Optimal Multispecies Harvesting in Biologically and Technologically Interdependent Fisheries

Abstract

Single species management of multispecies fisheries ignores biological interactions in addition to important technological interactions resulting from the multiproduct nature of firms' production often to the detriment of the health of the ecosystem, the stocks of fish species, and fishery profits. This dissertation solves a dynamic optimization problem of maximizing the net present value from a three species fishery and uses numerical optimization techniques to determine the optimal harvest quota of each species given the biological and technological interactions. The model is then extended to the case of a nuisance species, a species that lowers the value of the fishery by negatively affecting the growth of other species in the ecosystem, and has little harvest value of its own. As approaches for ecosystem-based fisheries management are developed, results demonstrate the importance of focusing not only on the economically valuable species interact, but also on some non-harvested species, as they can affect the productivity and availability of higher value species.

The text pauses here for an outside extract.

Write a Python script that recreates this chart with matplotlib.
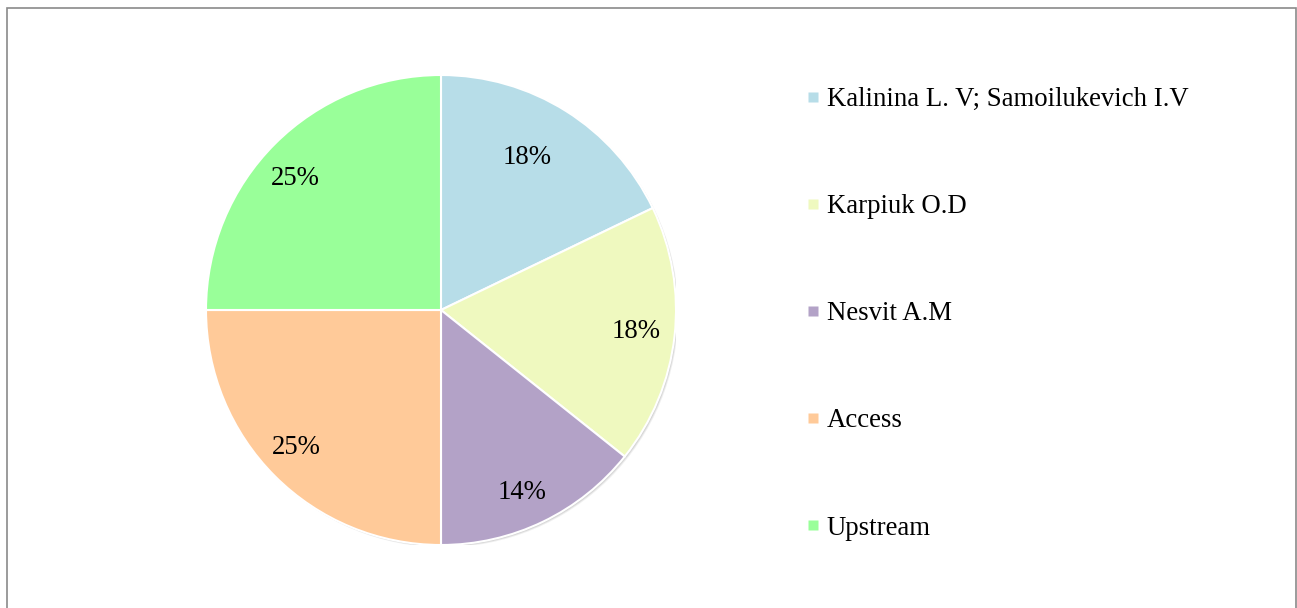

This study uses the arrowtooth flounder, Pacific cod, and walleye pollock fisheries in the Bering Sea/Aleutian Islands region of Alaska as a case study and finds the net present value of the fishery is decreased from $20.7 billion to $8.5 billion dollars by ignoring arrowtooth's role as a nuisance species on the growth of Pacific cod and walleye pollock. The optimal subsidy on the harvest of arrowtooth summed over all years is $35 million dollars, which increases the net present value by $273 million dollars, after accounting for the subsidy.